-------- Material shown

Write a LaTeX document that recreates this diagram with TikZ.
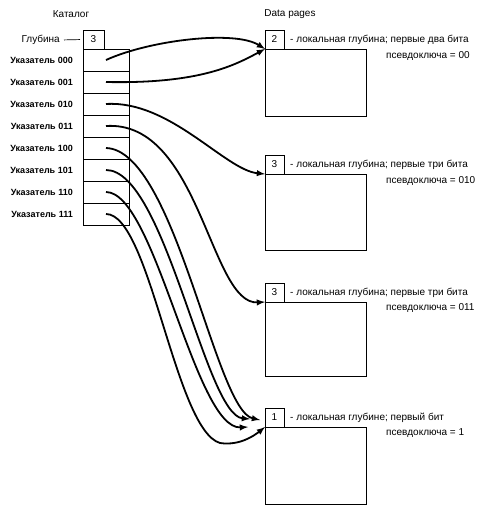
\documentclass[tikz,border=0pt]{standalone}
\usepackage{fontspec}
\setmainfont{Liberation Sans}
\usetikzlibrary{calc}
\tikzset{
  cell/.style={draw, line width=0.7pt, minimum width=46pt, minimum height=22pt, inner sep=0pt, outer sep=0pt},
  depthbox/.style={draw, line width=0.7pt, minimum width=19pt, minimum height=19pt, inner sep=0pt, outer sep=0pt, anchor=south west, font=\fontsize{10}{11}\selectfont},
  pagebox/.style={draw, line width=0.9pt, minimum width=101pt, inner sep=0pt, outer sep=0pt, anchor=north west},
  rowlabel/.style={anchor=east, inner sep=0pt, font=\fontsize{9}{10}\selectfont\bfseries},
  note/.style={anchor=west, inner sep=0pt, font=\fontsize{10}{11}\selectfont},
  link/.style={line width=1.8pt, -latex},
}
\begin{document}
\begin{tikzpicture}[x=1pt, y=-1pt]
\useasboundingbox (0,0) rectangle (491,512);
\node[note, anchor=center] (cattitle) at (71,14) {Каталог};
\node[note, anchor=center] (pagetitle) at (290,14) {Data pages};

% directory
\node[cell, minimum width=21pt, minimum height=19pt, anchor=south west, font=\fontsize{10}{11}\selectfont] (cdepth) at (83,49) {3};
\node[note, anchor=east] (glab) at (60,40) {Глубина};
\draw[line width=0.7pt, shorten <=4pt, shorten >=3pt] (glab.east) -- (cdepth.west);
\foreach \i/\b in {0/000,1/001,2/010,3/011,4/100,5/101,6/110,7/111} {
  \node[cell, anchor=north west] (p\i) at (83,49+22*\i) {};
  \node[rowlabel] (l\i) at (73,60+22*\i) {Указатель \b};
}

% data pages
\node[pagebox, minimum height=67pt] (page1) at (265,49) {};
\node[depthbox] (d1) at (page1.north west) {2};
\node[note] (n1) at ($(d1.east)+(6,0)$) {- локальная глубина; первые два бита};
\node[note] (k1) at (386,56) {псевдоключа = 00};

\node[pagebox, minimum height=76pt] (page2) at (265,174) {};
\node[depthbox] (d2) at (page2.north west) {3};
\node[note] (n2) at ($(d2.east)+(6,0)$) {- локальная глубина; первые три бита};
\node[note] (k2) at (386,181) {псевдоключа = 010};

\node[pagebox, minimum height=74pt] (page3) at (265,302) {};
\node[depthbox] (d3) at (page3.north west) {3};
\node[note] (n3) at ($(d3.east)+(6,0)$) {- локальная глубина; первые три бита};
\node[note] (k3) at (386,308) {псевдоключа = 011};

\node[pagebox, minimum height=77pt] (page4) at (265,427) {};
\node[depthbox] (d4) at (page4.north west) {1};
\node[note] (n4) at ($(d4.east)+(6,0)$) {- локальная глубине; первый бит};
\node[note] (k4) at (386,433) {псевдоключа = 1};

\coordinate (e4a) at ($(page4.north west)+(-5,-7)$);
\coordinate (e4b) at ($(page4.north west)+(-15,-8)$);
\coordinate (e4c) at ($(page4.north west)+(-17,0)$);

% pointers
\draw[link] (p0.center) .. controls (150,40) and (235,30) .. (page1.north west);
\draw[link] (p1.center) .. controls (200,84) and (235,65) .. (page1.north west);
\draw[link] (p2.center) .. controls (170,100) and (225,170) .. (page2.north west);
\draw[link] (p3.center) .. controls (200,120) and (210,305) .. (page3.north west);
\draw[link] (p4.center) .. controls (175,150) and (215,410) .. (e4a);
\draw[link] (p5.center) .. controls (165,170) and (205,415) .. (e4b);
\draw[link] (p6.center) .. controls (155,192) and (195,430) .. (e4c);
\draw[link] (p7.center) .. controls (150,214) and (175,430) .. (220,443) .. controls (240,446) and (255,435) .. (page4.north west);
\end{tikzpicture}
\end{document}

----------------
-------- Material shown

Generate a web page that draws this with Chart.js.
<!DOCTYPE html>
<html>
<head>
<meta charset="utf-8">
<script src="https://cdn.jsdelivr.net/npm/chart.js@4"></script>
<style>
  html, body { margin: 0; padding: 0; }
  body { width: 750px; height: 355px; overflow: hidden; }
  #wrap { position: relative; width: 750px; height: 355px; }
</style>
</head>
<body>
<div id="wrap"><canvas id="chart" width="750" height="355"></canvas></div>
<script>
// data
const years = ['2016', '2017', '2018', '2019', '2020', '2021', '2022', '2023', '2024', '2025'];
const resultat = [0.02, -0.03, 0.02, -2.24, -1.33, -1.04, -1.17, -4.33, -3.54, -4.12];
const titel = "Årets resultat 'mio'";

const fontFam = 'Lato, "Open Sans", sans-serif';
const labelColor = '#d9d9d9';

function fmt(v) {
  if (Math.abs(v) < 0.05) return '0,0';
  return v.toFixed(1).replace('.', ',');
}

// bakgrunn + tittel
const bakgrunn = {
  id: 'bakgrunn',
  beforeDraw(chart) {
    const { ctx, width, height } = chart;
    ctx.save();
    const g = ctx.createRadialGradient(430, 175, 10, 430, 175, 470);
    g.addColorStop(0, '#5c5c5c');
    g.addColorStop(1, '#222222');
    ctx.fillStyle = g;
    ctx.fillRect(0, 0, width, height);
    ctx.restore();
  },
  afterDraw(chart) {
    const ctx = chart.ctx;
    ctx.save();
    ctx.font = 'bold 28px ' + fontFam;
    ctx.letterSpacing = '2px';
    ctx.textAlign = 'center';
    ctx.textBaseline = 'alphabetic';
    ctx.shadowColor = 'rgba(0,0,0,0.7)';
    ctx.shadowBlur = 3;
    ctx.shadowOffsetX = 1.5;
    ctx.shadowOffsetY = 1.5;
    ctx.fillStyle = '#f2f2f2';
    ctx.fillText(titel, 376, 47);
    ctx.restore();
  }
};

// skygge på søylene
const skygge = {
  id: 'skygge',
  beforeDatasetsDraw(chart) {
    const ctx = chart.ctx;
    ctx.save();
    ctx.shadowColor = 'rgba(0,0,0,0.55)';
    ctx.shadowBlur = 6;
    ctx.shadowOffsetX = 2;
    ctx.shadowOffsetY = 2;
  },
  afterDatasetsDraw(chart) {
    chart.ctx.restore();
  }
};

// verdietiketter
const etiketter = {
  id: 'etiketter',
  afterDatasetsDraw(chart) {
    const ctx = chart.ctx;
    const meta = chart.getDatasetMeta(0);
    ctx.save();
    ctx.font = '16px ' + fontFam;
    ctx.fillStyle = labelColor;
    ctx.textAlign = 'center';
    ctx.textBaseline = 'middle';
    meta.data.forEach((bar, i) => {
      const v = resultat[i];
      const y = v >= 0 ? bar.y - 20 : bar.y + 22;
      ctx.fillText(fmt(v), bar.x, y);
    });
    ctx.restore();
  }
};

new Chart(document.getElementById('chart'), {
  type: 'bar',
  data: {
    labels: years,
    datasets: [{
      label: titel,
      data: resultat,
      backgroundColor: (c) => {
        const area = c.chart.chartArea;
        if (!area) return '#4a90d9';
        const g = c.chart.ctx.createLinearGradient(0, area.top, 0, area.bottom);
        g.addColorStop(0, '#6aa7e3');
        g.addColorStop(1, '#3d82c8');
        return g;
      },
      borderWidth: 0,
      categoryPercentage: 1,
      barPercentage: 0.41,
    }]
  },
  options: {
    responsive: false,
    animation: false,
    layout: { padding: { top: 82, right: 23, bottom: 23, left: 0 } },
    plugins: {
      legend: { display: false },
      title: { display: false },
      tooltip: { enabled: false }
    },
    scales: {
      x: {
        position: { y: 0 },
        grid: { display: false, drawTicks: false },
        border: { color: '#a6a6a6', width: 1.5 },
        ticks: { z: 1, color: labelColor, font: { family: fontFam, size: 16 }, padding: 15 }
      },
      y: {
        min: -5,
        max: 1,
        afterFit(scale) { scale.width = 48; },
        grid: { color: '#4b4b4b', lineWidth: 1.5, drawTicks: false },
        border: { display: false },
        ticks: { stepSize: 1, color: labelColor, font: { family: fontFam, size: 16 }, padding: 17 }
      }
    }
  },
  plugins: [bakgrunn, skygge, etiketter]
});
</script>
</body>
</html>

----------------

• _Your goal_
Copy nothing but the lines above from the one with "Write a LaTeX" to the one with "(k2) at (386,181)", inclusive, word for word. Leave every picture out.

• _Task result_
Write a LaTeX document that recreates this diagram with TikZ.
\documentclass[tikz,border=0pt]{standalone}
\usepackage{fontspec}
\setmainfont{Liberation Sans}
\usetikzlibrary{calc}
\tikzset{
  cell/.style={draw, line width=0.7pt, minimum width=46pt, minimum height=22pt, inner sep=0pt, outer sep=0pt},
  depthbox/.style={draw, line width=0.7pt, minimum width=19pt, minimum height=19pt, inner sep=0pt, outer sep=0pt, anchor=south west, font=\fontsize{10}{11}\selectfont},
  pagebox/.style={draw, line width=0.9pt, minimum width=101pt, inner sep=0pt, outer sep=0pt, anchor=north west},
  rowlabel/.style={anchor=east, inner sep=0pt, font=\fontsize{9}{10}\selectfont\bfseries},
  note/.style={anchor=west, inner sep=0pt, font=\fontsize{10}{11}\selectfont},
  link/.style={line width=1.8pt, -latex},
}
\begin{document}
\begin{tikzpicture}[x=1pt, y=-1pt]
\useasboundingbox (0,0) rectangle (491,512);
\node[note, anchor=center] (cattitle) at (71,14) {Каталог};
\node[note, anchor=center] (pagetitle) at (290,14) {Data pages};

% directory
\node[cell, minimum width=21pt, minimum height=19pt, anchor=south west, font=\fontsize{10}{11}\selectfont] (cdepth) at (83,49) {3};
\node[note, anchor=east] (glab) at (60,40) {Глубина};
\draw[line width=0.7pt, shorten <=4pt, shorten >=3pt] (glab.east) -- (cdepth.west);
\foreach \i/\b in {0/000,1/001,2/010,3/011,4/100,5/101,6/110,7/111} {
  \node[cell, anchor=north west] (p\i) at (83,49+22*\i) {};
  \node[rowlabel] (l\i) at (73,60+22*\i) {Указатель \b};
}

% data pages
\node[pagebox, minimum height=67pt] (page1) at (265,49) {};
\node[depthbox] (d1) at (page1.north west) {2};
\node[note] (n1) at ($(d1.east)+(6,0)$) {- локальная глубина; первые два бита};
\node[note] (k1) at (386,56) {псевдоключа = 00};

\node[pagebox, minimum height=76pt] (page2) at (265,174) {};
\node[depthbox] (d2) at (page2.north west) {3};
\node[note] (n2) at ($(d2.east)+(6,0)$) {- локальная глубина; первые три бита};
\node[note] (k2) at (386,181) {псевдоключа = 010};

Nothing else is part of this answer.